Other poll findings showed that Internet use increases dramatically with education level. For example, 22 percent of respondents with only a high school diploma had used the Internet in the previous seven days, compared with 37 percent of persons with two-year degrees and 51 percent of college graduates.

“I believe this proves that today, the Internet is a very elitist medium,” said Dr. Debashis Aikat, an assistant professor at the journalism school who studies communication technology and its impact on society. “It's only being used by the rich, who are getting richer with the information. It's ignored by the poorer parts of the population; it's not the medium of the masses.”

On-line users are most often younger and better educated for two reasons, Aikat believes: the Internet itself, while created in 1969, has only become a viable form of communication in the last five years; and the World Wide Web was developed, and is rooted, in universities.

“So it doesn't come as a surprise that the younger people are using the Internet,” he said.

Aikat said he was pleasantly surprised by increased use by women, according to the poll, although the numbers are still higher for men. Thirty-four percent of male respondents said they went on-line the previous week compared with 26 percent of women. But in 1995, only 20 percent of women said they used the Internet.

“It exposes the fact that more women are up on the Internet and breaks the myth that it's a man thing,” Aikat said.

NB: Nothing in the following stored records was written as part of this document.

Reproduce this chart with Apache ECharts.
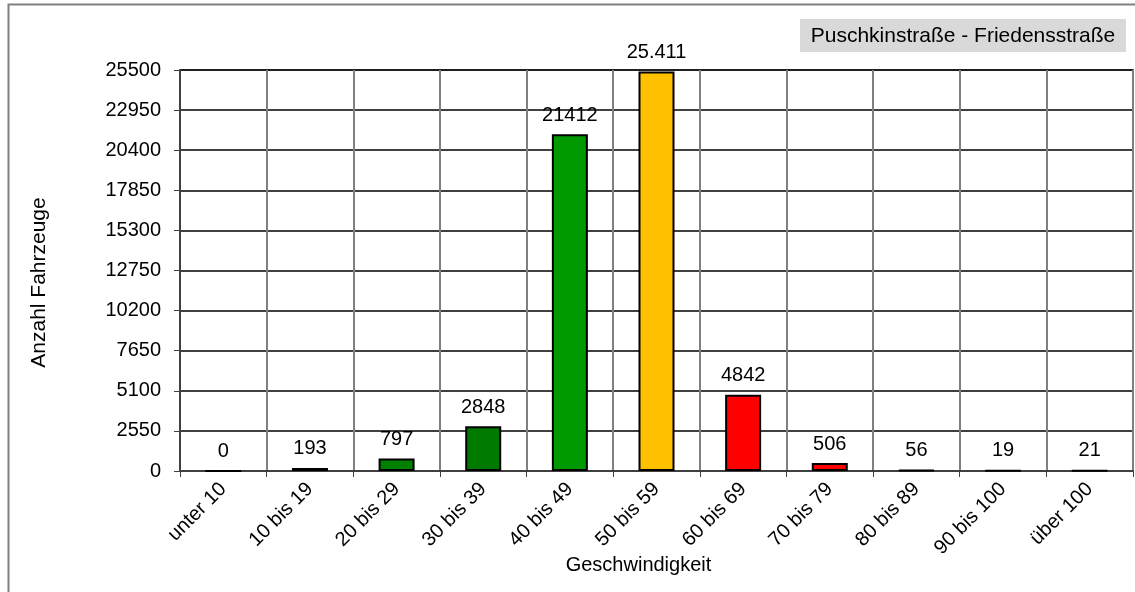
<!DOCTYPE html>
<html><head><meta charset="utf-8">
<script src="https://cdn.jsdelivr.net/npm/echarts@6/dist/echarts.min.js"></script>
<style>html,body{margin:0;padding:0;background:#fff}#c{width:1135px;height:592px}</style>
</head><body><div id="c"></div>
<script>
const categories = ['unter 10','10 bis 19','20 bis 29','30 bis 39','40 bis 49','50 bis 59','60 bis 69','70 bis 79','80 bis 89','90 bis 100','über 100'];
const values = [0,193,797,2848,21412,25411,4842,506,56,19,21];
const valueLabels = ['0','193','797','2848','21412','25.411','4842','506','56','19','21'];
const barColors = ['#008000','#006400','#008000','#007a00','#009900','#FFC000','#FF0000','#FF0000','#000000','#000000','#000000'];
const yTicks = [0,2550,5100,7650,10200,12750,15300,17850,20400,22950,25500];
const titleText = 'Puschkinstraße - Friedensstraße';

const font = 'Liberation Sans, Arial, sans-serif';
const chart = echarts.init(document.getElementById('c'), null, {renderer:'canvas'});
chart.setOption({
  animation:false,
  backgroundColor:'#fff',
  grid:{left:180,right:2,top:70,bottom:121,show:true,borderColor:'#808080',borderWidth:2},
  graphic:[
    {type:'rect',shape:{x:8.5,y:4.5,width:1140,height:600},style:{fill:'none',stroke:'#808080',lineWidth:2},silent:true,z:-1},
    {type:'rect',shape:{x:800,y:19,width:326,height:33},style:{fill:'#d9d9d9'},z:10},
    {type:'text',x:963,y:36,style:{text:titleText,font:'21px '+font,fill:'#000',textAlign:'center',textVerticalAlign:'middle'},z:11}
  ],
  xAxis:{
    type:'category',data:categories,
    name:'Geschwindigkeit',nameLocation:'middle',nameGap:84,nameMoveOverlap:false,
    nameTextStyle:{fontFamily:font,fontSize:20,color:'#000',padding:[0,36,0,0]},
    axisLine:{lineStyle:{color:'#404040',width:2}},
    axisTick:{show:true,length:6,lineStyle:{color:'#404040',width:1}},
    axisLabel:{rotate:45,fontFamily:font,fontSize:20,color:'#000',margin:15,interval:0},
    splitLine:{show:true,lineStyle:{color:'#808080',width:2}}
  },
  yAxis:{
    type:'value',min:0,max:25500,interval:2550,
    name:'Anzahl Fahrzeuge',nameLocation:'middle',nameGap:130,nameMoveOverlap:false,
    nameTextStyle:{fontFamily:font,fontSize:21,color:'#000',padding:[0,24,0,0]},
    axisLine:{show:true,lineStyle:{color:'#404040',width:2}},
    axisTick:{show:true,length:6,lineStyle:{color:'#404040',width:1}},
    axisLabel:{fontFamily:font,fontSize:20,color:'#000',margin:19,
      formatter:function(v){return yTicks.indexOf(v)>=0?String(v):'';}},
    splitLine:{show:true,lineStyle:{color:'#000',width:1.5}}
  },
  series:[{
    type:'bar',barWidth:36,
    data:values.map((v,i)=>({value:v,itemStyle:{color:barColors[i]}})),
    itemStyle:{borderColor:'#000',borderWidth:2},
    label:{show:true,position:'top',distance:9,fontFamily:font,fontSize:20,color:'#000',
      formatter:function(p){return valueLabels[p.dataIndex];}}
  }]
});
</script></body></html>
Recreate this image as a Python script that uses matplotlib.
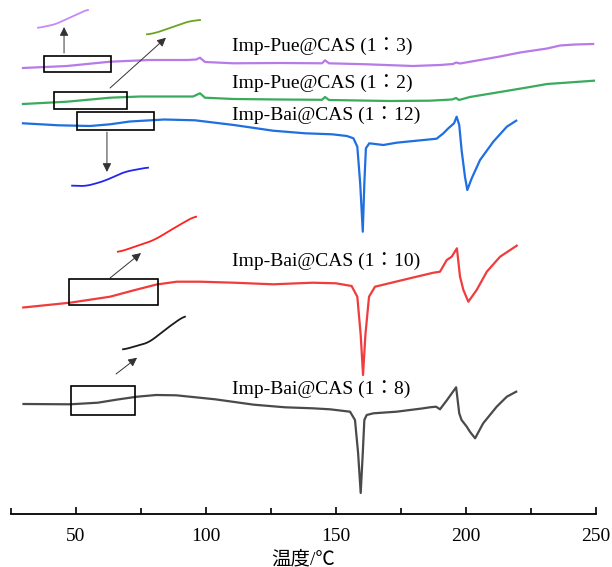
import numpy as np
import matplotlib
matplotlib.use('Agg')
import matplotlib.pyplot as plt
from matplotlib.patches import Rectangle

# DSC traces (temperature in C, heat flow in arbitrary offset units)
t_pue3 = [29.6, 46.5, 63.1, 78.4, 92.9, 96.2, 97.7, 99.6, 110.7, 128.5, 144.6, 145.8, 147.3,
          161.9, 179.6, 190.0, 195.0, 196.2, 197.7, 213.1, 220.8, 231.2, 236.2, 241.9, 248.9]
y_pue3 = [44.6, 44.8, 45.23, 45.4, 45.4, 45.45, 45.63, 45.2, 45.07, 45.1, 45.07, 45.37, 45.07,
          44.97, 44.8, 44.9, 45.0, 45.15, 45.05, 45.75, 46.15, 46.55, 46.85, 46.95, 47.0]

t_pue2 = [29.6, 46.5, 63.1, 74.6, 95.0, 97.7, 99.6, 110.7, 128.5, 144.6, 145.8, 147.3, 170.7,
          186.1, 194.6, 196.2, 197.3, 201.5, 213.1, 224.6, 231.2, 238.4, 249.2]
y_pue2 = [41.0, 41.23, 41.63, 41.75, 41.75, 42.07, 41.63, 41.5, 41.45, 41.42, 41.7, 41.4, 41.3,
          41.33, 41.45, 41.6, 41.4, 41.7, 42.2, 42.7, 43.0, 43.13, 43.33]

t_bai12 = [29.6, 43.3, 55.4, 63.1, 70.7, 83.9, 95.8, 110.7, 125.8, 138.1, 148.5, 154.2, 156.7,
           158.2, 159.3, 160.3, 160.9, 161.5, 162.8, 168.2, 173.3, 181.0, 188.7, 191.3, 193.2,
           195.4, 196.4, 197.4, 198.3, 199.6, 200.5, 202.2, 205.4, 210.5, 215.7, 219.3]
y_bai12 = [39.07, 38.87, 38.8, 38.97, 39.25, 39.45, 39.37, 38.9, 38.33, 38.07, 37.97, 37.8, 37.57,
           36.73, 33.07, 28.23, 33.07, 36.57, 37.07, 36.9, 37.13, 37.33, 37.53, 38.07, 38.57,
           39.07, 39.73, 38.9, 36.4, 33.73, 32.4, 33.57, 35.4, 37.23, 38.73, 39.33]

t_bai10 = [29.7, 47.7, 63.1, 72.7, 81.0, 88.8, 97.7, 110.7, 125.8, 141.0, 150.0, 156.0, 158.2,
           159.5, 160.4, 161.3, 162.7, 165.0, 178.4, 187.5, 190.0, 192.6, 194.5, 196.5, 197.7,
           199.0, 200.9, 204.1, 208.0, 213.1, 219.5]
y_bai10 = [20.65, 21.13, 21.73, 22.4, 22.95, 23.23, 23.23, 23.13, 22.97, 23.13, 23.07, 22.8, 21.73,
           17.9, 13.9, 17.9, 21.73, 22.73, 23.57, 24.13, 24.23, 25.4, 25.73, 26.57, 23.73,
           22.4, 21.23, 22.4, 24.23, 25.73, 26.83]

t_bai8 = [29.8, 47.7, 58.4, 66.0, 73.5, 80.8, 88.5, 103.5, 118.4, 130.4, 141.0, 147.7, 155.4, 157.3,
          158.5, 159.5, 160.3, 160.9, 161.8, 164.4, 173.3, 183.6, 186.1, 188.5, 190.0, 192.7,
          196.2, 197.4, 198.3, 200.3, 201.5, 203.5, 206.6, 211.8, 215.7, 219.3]
y_bai8 = [11.0, 10.97, 11.13, 11.45, 11.73, 11.9, 11.87, 11.47, 10.93, 10.67, 10.57, 10.47, 10.23, 9.4,
          6.1, 2.1, 6.1, 9.4, 9.9, 10.07, 10.23, 10.57, 10.67, 10.73, 10.47, 11.4,
          12.67, 10.07, 9.4, 8.73, 8.23, 7.57, 9.07, 10.73, 11.73, 12.23]

labels = ['Imp-Pue@CAS (1：3)', 'Imp-Pue@CAS (1：2)', 'Imp-Bai@CAS (1：12)',
          'Imp-Bai@CAS (1：10)', 'Imp-Bai@CAS (1：8)']

curves = [(t_pue3, y_pue3), (t_pue2, y_pue2), (t_bai12, y_bai12), (t_bai10, y_bai10), (t_bai8, y_bai8)]
colors = ['#b67be8', '#3aaa5c', '#1f6fe0', '#f03c3c', '#4a4a4a']
inset_colors = ['#c58af5', '#6ba41f', '#2525f0', '#ff2020', '#1a1a1a']
label_y = [46.8, 43.05, 39.9, 25.3, 12.5]

# zoom boxes (T0, T1, y0, y1), inset targets (T0, T1, ylow, yhigh), arrows (start, tip)
boxes = [(37.7, 63.5, 44.2, 45.8), (41.5, 69.6, 40.47, 42.2), (50.4, 80.0, 38.4, 40.2),
         (47.3, 81.5, 20.87, 23.47), (48.1, 72.7, 9.9, 12.83)]
targets = [(35.4, 54.6, 48.63, 50.4), (77.3, 97.7, 47.97, 49.4), (48.5, 77.7, 32.8, 34.63),
           (66.1, 96.2, 26.23, 29.73), (68.1, 91.9, 16.47, 19.73)]
arrows = [((45.4, 46.1), (45.4, 48.7)), ((63.1, 42.6), (84.6, 47.63)), ((61.9, 38.2), (61.9, 34.2)),
          ((63.1, 23.6), (75.0, 26.1)), ((65.4, 14.0), (73.5, 15.63))]

serif = ['Liberation Serif', 'Noto Sans CJK JP']


def inset_curve(T, y, box, target):
    tt = np.linspace(box[0], box[1], 300)
    yy = np.interp(tt, T, y)
    k = 61
    yy = np.convolve(np.pad(yy, k // 2, mode='edge'), np.ones(k) / k, mode='valid')
    x0, x1, ya, yb = target
    xs = x0 + (tt - box[0]) / (box[1] - box[0]) * (x1 - x0)
    ys = ya + (yy - yy.min()) / (yy.max() - yy.min()) * (yb - ya)
    return xs, ys


fig = plt.figure(figsize=(6.12, 5.67), dpi=100)
ax = fig.add_axes([11 / 612, 53 / 567, 585 / 612, 514 / 567])

for (T, y), c, ic, lab, ly, box, tg, (a0, a1) in zip(curves, colors, inset_colors, labels,
                                                      label_y, boxes, targets, arrows):
    ax.plot(T, y, color=c, lw=1.6)
    ax.text(110.0, ly, lab, fontsize=14, family=serif, va='center', ha='left')
    ax.add_patch(Rectangle((box[0], box[2]), box[1] - box[0], box[3] - box[2],
                           fill=False, ec='black', lw=1.2, zorder=5))
    xs, ys = inset_curve(T, y, box, tg)
    ax.plot(xs, ys, color=ic, lw=1.3)
    ax.annotate('', xy=a1, xytext=a0,
                arrowprops=dict(arrowstyle='-|>', color='#333333', lw=0.7,
                                mutation_scale=13, shrinkA=0, shrinkB=0))

ax.set_xlim(25, 250)
ax.set_ylim(0, 51.4)
ax.set_xticks([50, 100, 150, 200, 250])
ax.set_xticks([25, 75, 125, 175, 225], minor=True)
ax.tick_params(axis='x', which='major', direction='in', length=5, width=1.2, pad=10, labelsize=14)
ax.tick_params(axis='x', which='minor', direction='in', length=4, width=1.2)
for lab in ax.get_xticklabels():
    lab.set_family(serif)
ax.set_yticks([])
for s in ['left', 'right', 'top']:
    ax.spines[s].set_visible(False)
ax.spines['bottom'].set_linewidth(1.3)
ax.set_xlabel('温度/℃', fontsize=14, family=serif, labelpad=4)

fig.savefig('out.png', dpi=100)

Poll results on overall Internet use show an even more dramatic increase from three or four years ago, Aikat said, when only about 6 percent of people were going on-line for information. “This reflects that the Internet is emerging as a very significant medium,” he said, adding: “The Web has not been in the American mainstream for more than 1,500 days.”

The Carolina Poll is conducted at UNC-CH twice a year. Some questions are often repeated so that social change can be tracked, according to Paul McCreath, a doctoral student and field manager for this year's poll.

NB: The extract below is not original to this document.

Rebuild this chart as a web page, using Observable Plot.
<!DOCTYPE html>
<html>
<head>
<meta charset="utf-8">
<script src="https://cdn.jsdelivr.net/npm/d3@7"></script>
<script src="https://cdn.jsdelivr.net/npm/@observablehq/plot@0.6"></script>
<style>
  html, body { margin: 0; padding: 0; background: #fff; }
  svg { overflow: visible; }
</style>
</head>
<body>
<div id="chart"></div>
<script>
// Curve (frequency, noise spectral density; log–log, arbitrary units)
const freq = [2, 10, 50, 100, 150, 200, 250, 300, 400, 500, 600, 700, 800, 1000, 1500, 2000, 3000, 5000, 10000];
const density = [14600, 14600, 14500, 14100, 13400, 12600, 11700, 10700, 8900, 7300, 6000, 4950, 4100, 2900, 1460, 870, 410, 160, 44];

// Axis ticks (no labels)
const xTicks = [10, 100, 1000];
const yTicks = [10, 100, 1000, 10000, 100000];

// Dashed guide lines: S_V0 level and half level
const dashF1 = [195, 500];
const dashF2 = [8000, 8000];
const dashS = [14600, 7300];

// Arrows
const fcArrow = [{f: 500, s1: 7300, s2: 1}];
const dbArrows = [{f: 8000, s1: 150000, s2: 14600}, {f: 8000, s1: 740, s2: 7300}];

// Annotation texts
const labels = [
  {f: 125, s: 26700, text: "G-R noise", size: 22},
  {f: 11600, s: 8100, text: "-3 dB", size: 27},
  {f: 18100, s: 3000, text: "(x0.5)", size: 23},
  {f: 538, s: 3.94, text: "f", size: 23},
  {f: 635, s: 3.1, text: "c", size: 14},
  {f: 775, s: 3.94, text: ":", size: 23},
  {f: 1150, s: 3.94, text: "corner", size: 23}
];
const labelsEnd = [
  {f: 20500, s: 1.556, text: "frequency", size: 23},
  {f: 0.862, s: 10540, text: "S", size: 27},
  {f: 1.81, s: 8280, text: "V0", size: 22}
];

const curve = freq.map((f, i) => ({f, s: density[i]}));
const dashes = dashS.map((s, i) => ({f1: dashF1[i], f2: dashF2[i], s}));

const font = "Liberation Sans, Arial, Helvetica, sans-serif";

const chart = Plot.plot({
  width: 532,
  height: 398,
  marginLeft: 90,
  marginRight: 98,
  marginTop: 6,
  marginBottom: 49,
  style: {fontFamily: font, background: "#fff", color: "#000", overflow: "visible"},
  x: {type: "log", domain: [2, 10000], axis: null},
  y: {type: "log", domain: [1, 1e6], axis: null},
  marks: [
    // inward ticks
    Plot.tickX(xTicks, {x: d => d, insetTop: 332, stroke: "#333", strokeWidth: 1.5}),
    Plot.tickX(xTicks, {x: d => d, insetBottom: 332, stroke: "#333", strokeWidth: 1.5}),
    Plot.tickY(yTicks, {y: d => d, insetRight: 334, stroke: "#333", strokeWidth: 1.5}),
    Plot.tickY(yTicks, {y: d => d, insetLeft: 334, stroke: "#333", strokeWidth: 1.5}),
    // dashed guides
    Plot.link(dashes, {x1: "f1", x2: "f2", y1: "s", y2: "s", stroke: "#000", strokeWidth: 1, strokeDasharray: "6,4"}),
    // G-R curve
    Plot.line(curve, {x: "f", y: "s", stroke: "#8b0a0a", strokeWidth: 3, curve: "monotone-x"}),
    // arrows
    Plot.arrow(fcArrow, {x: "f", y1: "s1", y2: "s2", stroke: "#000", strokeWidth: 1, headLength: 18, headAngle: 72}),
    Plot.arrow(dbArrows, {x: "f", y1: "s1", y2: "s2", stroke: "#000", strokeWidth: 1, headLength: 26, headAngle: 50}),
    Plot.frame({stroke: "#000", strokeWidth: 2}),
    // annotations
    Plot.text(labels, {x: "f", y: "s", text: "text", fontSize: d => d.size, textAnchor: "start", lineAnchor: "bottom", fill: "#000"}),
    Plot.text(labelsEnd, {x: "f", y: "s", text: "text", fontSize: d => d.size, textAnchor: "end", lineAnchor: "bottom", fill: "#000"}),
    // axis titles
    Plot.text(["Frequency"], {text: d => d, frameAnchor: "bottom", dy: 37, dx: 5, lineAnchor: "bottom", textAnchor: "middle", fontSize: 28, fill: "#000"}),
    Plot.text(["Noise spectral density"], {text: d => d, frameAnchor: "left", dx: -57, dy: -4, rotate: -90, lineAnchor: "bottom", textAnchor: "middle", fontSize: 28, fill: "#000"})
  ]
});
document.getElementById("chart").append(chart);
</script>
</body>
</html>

Internet use will join newspaper reading and TV news watching as behaviors to be tracked indefinitely so researchers can follow the state's changing news habits, said Shaw, director of the Center for Research in Journalism and Mass Communication, and Beverly Wiggins, associate director of research development for the Institute for Research in Social Science.

The November poll found that the Internet is less trusted than newspapers. Asked which they would believe if they read conflicting stories in the newspaper and on the Internet, users favored newspapers by 45 percent to 28. The rest considered it a toss-up.

The poll used random-digit dialing to reach 771 adults from across the state. Its error margin is plus or minus 3.6 percentage points. That means the probability is 95 percent that any given result varies by less than 3.6 percentage points from what would have been obtained if every phone in the state had been dialed. Error margins for subgroups are larger, however, depending on the size of the group.